## START Task inputs
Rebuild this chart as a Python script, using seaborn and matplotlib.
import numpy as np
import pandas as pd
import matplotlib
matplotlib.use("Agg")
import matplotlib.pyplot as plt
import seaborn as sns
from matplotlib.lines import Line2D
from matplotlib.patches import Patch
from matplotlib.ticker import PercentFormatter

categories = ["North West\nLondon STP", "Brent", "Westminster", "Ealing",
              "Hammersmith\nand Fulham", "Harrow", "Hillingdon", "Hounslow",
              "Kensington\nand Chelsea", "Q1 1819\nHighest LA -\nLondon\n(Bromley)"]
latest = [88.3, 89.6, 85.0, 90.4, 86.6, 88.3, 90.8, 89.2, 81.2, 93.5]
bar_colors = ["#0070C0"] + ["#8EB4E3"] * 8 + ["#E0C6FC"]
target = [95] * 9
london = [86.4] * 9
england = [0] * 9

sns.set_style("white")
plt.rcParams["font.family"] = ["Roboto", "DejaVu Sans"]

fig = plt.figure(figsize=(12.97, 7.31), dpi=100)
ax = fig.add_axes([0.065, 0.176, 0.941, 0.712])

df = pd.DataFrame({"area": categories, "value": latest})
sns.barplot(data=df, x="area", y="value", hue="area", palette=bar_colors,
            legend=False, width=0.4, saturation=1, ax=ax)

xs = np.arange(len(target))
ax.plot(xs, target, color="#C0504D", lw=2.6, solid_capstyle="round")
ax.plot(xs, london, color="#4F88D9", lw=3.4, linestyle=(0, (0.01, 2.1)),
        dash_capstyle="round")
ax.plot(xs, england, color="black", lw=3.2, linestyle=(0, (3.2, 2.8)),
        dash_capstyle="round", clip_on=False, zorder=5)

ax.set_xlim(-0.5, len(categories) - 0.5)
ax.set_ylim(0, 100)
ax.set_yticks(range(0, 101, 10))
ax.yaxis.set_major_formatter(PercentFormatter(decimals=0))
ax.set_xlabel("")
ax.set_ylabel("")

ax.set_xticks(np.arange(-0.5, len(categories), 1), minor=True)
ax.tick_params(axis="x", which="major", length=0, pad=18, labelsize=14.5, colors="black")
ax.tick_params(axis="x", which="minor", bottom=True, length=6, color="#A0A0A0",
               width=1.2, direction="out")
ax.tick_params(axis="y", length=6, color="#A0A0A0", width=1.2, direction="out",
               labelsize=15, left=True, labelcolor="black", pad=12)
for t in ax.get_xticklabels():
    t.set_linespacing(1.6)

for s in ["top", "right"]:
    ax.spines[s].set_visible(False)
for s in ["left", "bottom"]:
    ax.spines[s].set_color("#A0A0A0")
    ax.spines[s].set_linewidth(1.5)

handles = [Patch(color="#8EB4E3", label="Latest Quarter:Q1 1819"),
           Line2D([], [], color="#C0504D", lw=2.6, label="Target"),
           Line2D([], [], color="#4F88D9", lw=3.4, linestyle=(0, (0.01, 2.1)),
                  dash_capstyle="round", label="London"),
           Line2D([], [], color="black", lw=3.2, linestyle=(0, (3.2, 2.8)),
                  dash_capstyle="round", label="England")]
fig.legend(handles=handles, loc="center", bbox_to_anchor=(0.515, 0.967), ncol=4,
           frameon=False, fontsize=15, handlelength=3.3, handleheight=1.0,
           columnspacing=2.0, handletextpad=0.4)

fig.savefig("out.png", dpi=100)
## END Task inputs
## START Task inputs
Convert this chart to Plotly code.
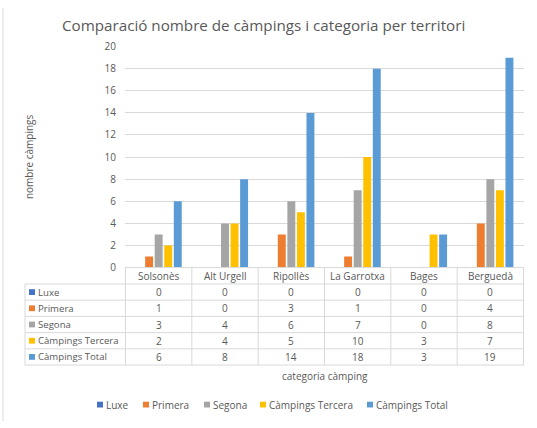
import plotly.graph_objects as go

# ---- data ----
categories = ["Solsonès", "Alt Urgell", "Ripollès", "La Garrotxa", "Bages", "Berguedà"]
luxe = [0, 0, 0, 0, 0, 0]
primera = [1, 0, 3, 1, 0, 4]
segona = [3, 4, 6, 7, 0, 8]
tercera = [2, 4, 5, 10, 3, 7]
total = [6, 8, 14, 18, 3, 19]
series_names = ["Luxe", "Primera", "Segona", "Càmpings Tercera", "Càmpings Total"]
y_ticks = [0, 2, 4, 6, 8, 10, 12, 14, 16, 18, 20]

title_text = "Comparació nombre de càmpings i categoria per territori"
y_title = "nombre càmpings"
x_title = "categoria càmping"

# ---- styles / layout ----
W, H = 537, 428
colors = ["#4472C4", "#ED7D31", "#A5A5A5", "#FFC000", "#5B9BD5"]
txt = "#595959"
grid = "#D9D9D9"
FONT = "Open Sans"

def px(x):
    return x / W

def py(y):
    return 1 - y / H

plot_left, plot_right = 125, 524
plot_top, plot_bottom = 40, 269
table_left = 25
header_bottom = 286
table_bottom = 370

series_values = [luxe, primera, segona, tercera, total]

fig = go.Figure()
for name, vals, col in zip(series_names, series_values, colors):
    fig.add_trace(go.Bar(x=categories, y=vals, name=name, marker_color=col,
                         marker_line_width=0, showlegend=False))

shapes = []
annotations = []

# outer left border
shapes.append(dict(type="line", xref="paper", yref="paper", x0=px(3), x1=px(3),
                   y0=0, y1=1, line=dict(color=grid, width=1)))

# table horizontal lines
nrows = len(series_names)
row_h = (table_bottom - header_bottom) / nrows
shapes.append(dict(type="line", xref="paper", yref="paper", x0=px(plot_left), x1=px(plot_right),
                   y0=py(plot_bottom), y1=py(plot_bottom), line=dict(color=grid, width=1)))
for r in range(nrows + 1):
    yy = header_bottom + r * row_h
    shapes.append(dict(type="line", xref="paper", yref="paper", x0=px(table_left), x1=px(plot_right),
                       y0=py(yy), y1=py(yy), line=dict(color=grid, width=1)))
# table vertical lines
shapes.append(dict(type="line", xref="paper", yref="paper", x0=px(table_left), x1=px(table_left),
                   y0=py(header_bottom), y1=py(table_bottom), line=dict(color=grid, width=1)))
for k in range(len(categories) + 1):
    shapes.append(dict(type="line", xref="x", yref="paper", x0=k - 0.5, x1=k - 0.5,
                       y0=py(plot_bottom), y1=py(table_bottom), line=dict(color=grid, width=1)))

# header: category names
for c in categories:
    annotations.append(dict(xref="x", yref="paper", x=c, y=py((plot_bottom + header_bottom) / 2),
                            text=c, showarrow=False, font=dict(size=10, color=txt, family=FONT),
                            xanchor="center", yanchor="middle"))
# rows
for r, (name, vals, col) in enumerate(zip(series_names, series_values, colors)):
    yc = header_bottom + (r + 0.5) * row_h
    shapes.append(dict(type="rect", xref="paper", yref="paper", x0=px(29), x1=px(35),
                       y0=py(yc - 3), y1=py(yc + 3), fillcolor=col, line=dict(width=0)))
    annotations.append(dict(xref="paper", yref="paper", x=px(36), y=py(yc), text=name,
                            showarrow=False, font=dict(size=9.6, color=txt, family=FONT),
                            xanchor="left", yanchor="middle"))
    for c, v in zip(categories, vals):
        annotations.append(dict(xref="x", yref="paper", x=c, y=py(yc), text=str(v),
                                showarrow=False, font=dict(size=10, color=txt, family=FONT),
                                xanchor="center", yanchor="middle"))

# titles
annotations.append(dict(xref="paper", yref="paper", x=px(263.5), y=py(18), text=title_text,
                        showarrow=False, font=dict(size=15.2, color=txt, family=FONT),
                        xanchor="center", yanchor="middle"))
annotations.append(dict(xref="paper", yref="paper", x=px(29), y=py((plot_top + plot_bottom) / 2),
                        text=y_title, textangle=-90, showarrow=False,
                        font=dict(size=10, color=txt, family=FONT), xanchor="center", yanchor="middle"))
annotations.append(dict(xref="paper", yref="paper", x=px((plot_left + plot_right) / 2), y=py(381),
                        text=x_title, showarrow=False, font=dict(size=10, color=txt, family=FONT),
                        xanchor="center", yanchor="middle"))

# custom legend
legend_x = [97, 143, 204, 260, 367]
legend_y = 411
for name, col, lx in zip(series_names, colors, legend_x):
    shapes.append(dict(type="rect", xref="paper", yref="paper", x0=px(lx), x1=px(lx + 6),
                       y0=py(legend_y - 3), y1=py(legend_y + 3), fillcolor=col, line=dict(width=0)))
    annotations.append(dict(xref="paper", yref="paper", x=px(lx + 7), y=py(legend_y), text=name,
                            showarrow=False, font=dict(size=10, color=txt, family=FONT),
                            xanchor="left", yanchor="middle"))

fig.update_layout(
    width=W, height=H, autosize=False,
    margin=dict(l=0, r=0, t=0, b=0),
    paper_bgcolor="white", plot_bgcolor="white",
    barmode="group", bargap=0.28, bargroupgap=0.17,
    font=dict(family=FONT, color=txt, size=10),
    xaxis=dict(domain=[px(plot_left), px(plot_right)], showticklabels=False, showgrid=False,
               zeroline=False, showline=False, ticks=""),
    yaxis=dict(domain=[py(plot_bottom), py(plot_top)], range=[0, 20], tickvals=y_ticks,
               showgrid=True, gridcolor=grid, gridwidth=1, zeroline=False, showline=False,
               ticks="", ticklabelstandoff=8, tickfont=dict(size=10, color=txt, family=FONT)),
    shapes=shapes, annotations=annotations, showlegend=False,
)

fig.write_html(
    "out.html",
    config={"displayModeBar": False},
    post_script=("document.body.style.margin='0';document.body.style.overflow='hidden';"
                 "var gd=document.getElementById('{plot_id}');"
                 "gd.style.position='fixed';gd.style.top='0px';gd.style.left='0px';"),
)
## END Task inputs
## START Task inputs
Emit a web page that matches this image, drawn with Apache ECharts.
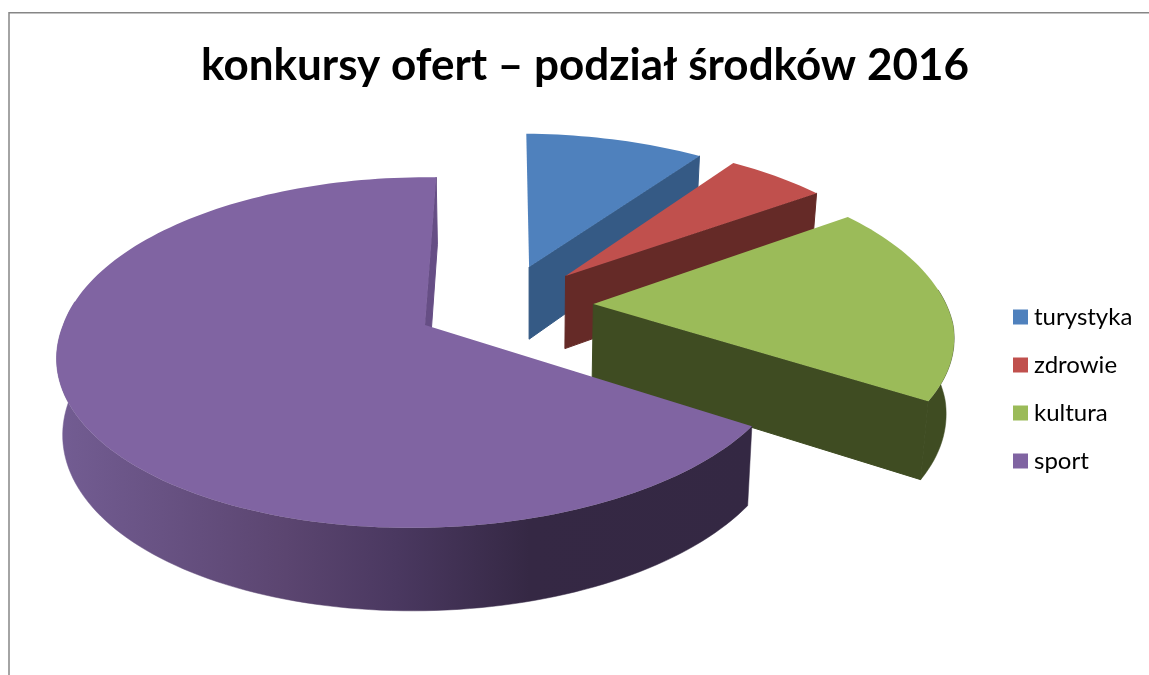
## END Task inputs
From the line with "Convert this chart to Plotly code." to the line with "import plotly.graph_objects as go", set down those lines word for word and only those, counting both ends. Pictures stay out of the copy.

■ Task solution ■
Convert this chart to Plotly code.
import plotly.graph_objects as go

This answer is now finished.